Uma forma de implantar as ciclovias poderia começar pela redução da velocidade das vias, que gera um aumento na noção de espaço, explica Correa. “É uma questão de organização. E não existe um modelo de solução para a cidade inteira, mas se ela for bem implantada, ela privilegia o carro. Não no aumento da quantidade, mas na melhoria da circulação”, completa.

Mas mesmo Amsterdã, que já é consolidada com uma cidade que possui mais bicicletas do que carros, precisa constantemente de políticas públicas para manter esse status.

Atualmente, o plano em ação da prefeitura tenta lutar contra os problemas que surgiram desde o aumento do uso das bikes e oferecer mais conforto para os ciclistas.

As medidas vão desde a criação de mais ciclovias até indicadores de tempo de espera nos semáforos e retiradas de postes que ficam no meio das vias.

É possível no Brasil?

Em São Paulo, por exemplo, uma das cidades com as maiores estruturas cicloviárias do país, está na tentativa de ampliar e aprimorar o sistema cicloviário. “Aqui, a bicicleta tornou-se relevante porque o carro permitiu, por causa do congestionamento, do caos urbano. Ela é uma espécie de solução para a falta de opção, mais do que por uma questão social”, conta o urbanista.
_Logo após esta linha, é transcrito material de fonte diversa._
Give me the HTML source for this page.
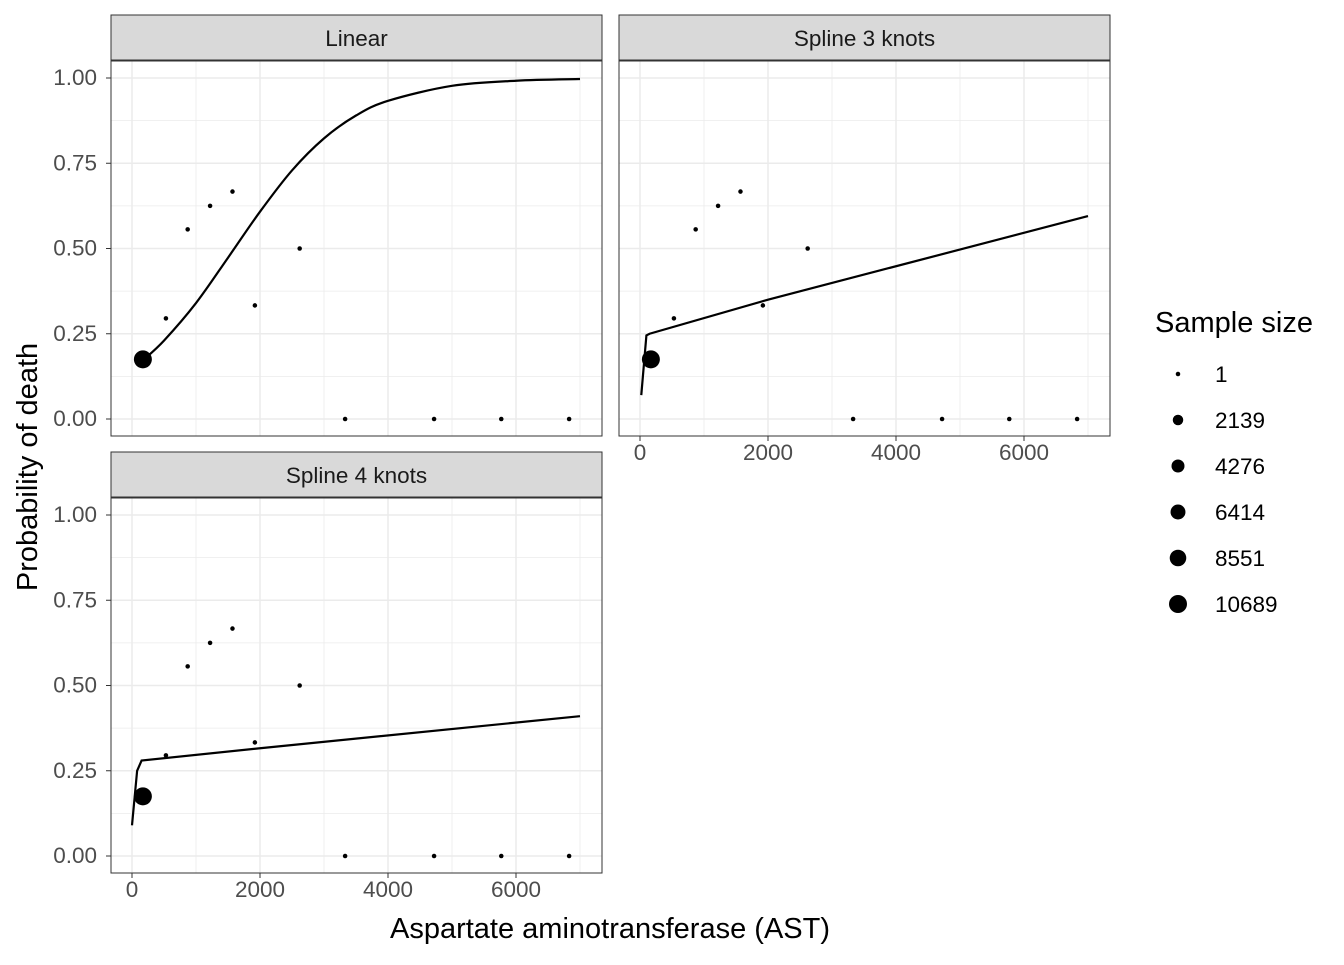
<!DOCTYPE html>
<html><head><meta charset="utf-8"><style>body{margin:0;background:#fff}svg{font-family:"Liberation Sans",sans-serif}</style></head>
<body>
<svg id="c" width="1344" height="960" xmlns="http://www.w3.org/2000/svg"></svg>
<script>
const ptX=[170,530,870,1220,1570,1920,2620,3330,4720,5770,6830];
const ptY=[0.175,0.295,0.556,0.625,0.667,0.333,0.5,0,0,0,0];
const ptN=[10689,1,1,1,1,1,1,1,1,1,1];
const linX=[170,500,1000,1500,2000,2500,3000,3500,4000,5000,6000,7000];
const linY=[0.172,0.23,0.34,0.473,0.608,0.729,0.823,0.89,0.933,0.977,0.992,0.997];
const s3X=[20,100,150,2000,7000];
const s3Y=[0.07,0.245,0.25,0.35,0.595];
const s4X=[0,80,150,2000,7000];
const s4Y=[0.09,0.25,0.28,0.316,0.41];
const xTicks=[0,2000,4000,6000];
const yTicks=[0,0.25,0.5,0.75,1];
const yLabels=["0.00","0.25","0.50","0.75","1.00"];
const legVals=[1,2139,4276,6414,8551,10689];
const panels=[
 {name:"Linear",x0:111,y0:15,lx:linX,ly:linY,xt:false,yt:true},
 {name:"Spline 3 knots",x0:619,y0:15,lx:s3X,ly:s3Y,xt:true,yt:false},
 {name:"Spline 4 knots",x0:111,y0:452,lx:s4X,ly:s4Y,xt:true,yt:true}];
const svg=document.getElementById('c');
const NS="http://www.w3.org/2000/svg";
function el(t,a,p){const e=document.createElementNS(NS,t);for(const k in a)e.setAttribute(k,a[k]);(p||svg).appendChild(e);return e;}
function rad(n){return 2.2+6.8*Math.sqrt(n/10689);}
function smooth(P){let d='M'+P[0][0]+','+P[0][1];
 for(let i=0;i<P.length-1;i++){const p0=P[Math.max(0,i-1)],p1=P[i],p2=P[i+1],p3=P[Math.min(P.length-1,i+2)];
  d+=' C'+(p1[0]+(p2[0]-p0[0])/6)+','+(p1[1]+(p2[1]-p0[1])/6)+' '+(p2[0]-(p3[0]-p1[0])/6)+','+(p2[1]-(p3[1]-p1[1])/6)+' '+p2[0]+','+p2[1];}
 return d;}
panels.forEach((p,i)=>{
 const W=491,top=p.y0+46,H=375;
 const sx=v=>p.x0+21+v*0.064;
 const sy=v=>top+358-v*341;
 const g=el('g',{});
 
 
 el('rect',{x:p.x0,y:top,width:W,height:H,fill:'#fff'},g);
 for(let v=1000;v<=7000;v+=2000)el('line',{x1:sx(v),x2:sx(v),y1:top,y2:top+H,stroke:'#ebebeb','stroke-width':0.8},g);
 for(let v=0.125;v<1.1;v+=0.25)el('line',{x1:p.x0,x2:p.x0+W,y1:sy(v),y2:sy(v),stroke:'#ebebeb','stroke-width':0.8},g);
 xTicks.forEach(v=>el('line',{x1:sx(v),x2:sx(v),y1:top,y2:top+H,stroke:'#ebebeb','stroke-width':1.5},g));
 yTicks.forEach((v,k)=>{el('line',{x1:p.x0,x2:p.x0+W,y1:sy(v),y2:sy(v),stroke:'#ebebeb','stroke-width':1.5},g);
  if(p.yt){el('line',{x1:p.x0-5,x2:p.x0,y1:sy(v),y2:sy(v),stroke:'#333','stroke-width':1},g);
  const t=el('text',{x:p.x0-14,y:sy(v)+7,'text-anchor':'end','font-size':22.5,fill:'#4d4d4d'},g);t.textContent=yLabels[k];
  }});
 if(p.xt)xTicks.forEach(v=>{el('line',{x1:sx(v),x2:sx(v),y1:top+H,y2:top+H+5,stroke:'#333'},g);
  const t=el('text',{x:sx(v),y:top+H+24,'text-anchor':'middle','font-size':22.5,fill:'#4d4d4d'},g);t.textContent=v;
  });
 ptX.forEach((x,k)=>{const c=el('circle',{cx:sx(x),cy:sy(ptY[k]),r:rad(ptN[k]),fill:'#000'},g);
  });
 const P=p.lx.map((x,k)=>[sx(x),sy(p.ly[k])]);
 const pl=i==0?el('path',{d:smooth(P),fill:'none',stroke:'#000','stroke-width':2.2},g):
  el('polyline',{points:P.map(q=>q.join(',')).join(' '),fill:'none',stroke:'#000','stroke-width':2.2},g);
 
 el('rect',{x:p.x0,y:top,width:W,height:H,fill:'none',stroke:'#333','stroke-width':1},g);
 const st=el('rect',{x:p.x0,y:p.y0,width:W,height:45,fill:'#d9d9d9',stroke:'#333','stroke-width':1},g);
 
 const tt=el('text',{x:p.x0+W/2,y:p.y0+31,'text-anchor':'middle','font-size':22.5,fill:'#1a1a1a'},g);tt.textContent=p.name;
 
});
let t=el('text',{x:610,y:938,'text-anchor':'middle','font-size':29,fill:'#000'});t.textContent="Aspartate aminotransferase (AST)";

t=el('text',{x:37,y:467,'text-anchor':'middle','font-size':29,fill:'#000',transform:'rotate(-90 37 467)'});t.textContent="Probability of death";

t=el('text',{x:1155,y:332,'font-size':29,fill:'#000'});t.textContent="Sample size";

legVals.forEach((v,k)=>{const y=374+46*k;
 const c=el('circle',{cx:1178,cy:y,r:rad(v),fill:'#000'});
 
 const l=el('text',{x:1215,y:y+8,'font-size':22.5,fill:'#000'});l.textContent=v;
 });
</script>
</body></html>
Renan Souza, engenheiro elétrico, é um dos que não concordam com o urbanista. “São Paulo cresceu de uma forma desordenada. Não acredito que a solução do transporte público para os brasileiros seja a bicicleta. São Paulo não foi feita para isso. O jeito é oferecer um transporte público de qualidade e estimular a pessoa a deixar o carro em casa”, completa.

Muitas pessoas também reclamaram da retirada das vagas de estacionamento na rua e em locais que deveriam ser acessíveis, como ocorreu na frente da Associação dos Amigos do Autista, no centro da cidade, e dificultou o desembarque dos jovens, por exemplo.

Ciclovias em São Paulo

Dados de pesquisa do Datafolha e da CET mostram que mais da metade dos paulistanos são a favor da construção e ampliação das ciclovias em São Paulo. E hoje, segundo a prefeitura, mais de 500 mil ciclistas andam pelas ruas da cidade para fazer trajetos diários e 53% usam a bicicleta pelo menos uma vez por semana.

Na capital paulista, a implantação também traz problemas técnicos, como buracos nas ciclovias, com má sinalização, algumas em cima de calçadas, e ainda não chegam a muitas regiões da cidade. Apesar dos mais de 425 km de ciclovias já em funcionamento, muitos lugares ainda não foram contemplados.

“Mas as dinâmicas de São Paulo são diferentes da Holanda. A ideia é que a bicicleta seja uma das soluções”, explica a ativista Marina Harkot, socióloga e membro do Conselho Municipal de Trânsito e Transporte (CMTT).

A integração entre os meios de transporte ainda é fraca. Os únicos sistemas de compartilhamento público de bicicletas são o Bike Sampa e o CicloSampa, que não atendem grande parte da cidade, por exemplo, e nem sempre fazem conexão com outros meios.

“É irreal querer que uma pessoa que trabalhe mais longe de casa utilize só a bicicleta. Então, é necessário que existam sistemas combinados, inclusive com o carro. Uma estrutura adequada para que a pessoa pedale até o metrô, possa deixar a bicicleta e siga o caminho nos trilhos”, exemplifica Marina.

Dados da Pesquisa de Mobilidade do Metropolitano de São Paulo (2012) reforçam a opinião da socióloga: o cidadão que anda de bicicleta tende a ficar apenas 27 minutos nesse meio de transporte, ao passo que aqueles que utilizam coletivo ou carro passam, em média e respectivamente, 1 hora e 7 minutos e 31 minutos nesses veículos. A maioria dass pessoas está disposta a caminhar por somente 15 minutos do percurso.

Sendo assim, em uma cidade de 1.521 km² como São Paulo (IBGE), a ativista argumenta que não se pode esperar que a maioria dos moradores consiga se deslocar até o trabalho usando unicamente a bike. “É o meio de transporte ideal para distâncias até 8 km. O paulistano, que costuma trabalhar mais longe que isso, não tem como depender somente dele.”

A ativista ainda conta que as discussões para o planejamento da implantação do sistema cicloviário e melhorias no que já existem acontecem o tempo todo dentro do Ministério do Transporte. Existe um departamento que estuda isso desde o anos 70, conta ela.

“Ciclovias quebram paradigmas, estimulam novos ciclistas. É preciso incluir as pessoas que não usam carro também. E o ideal é repensar a cidade como um todo, não só para a bicicleta. O ideal é planejar uma cidade inteira para favorecer todos os tipos transportes ”, completa a socióloga.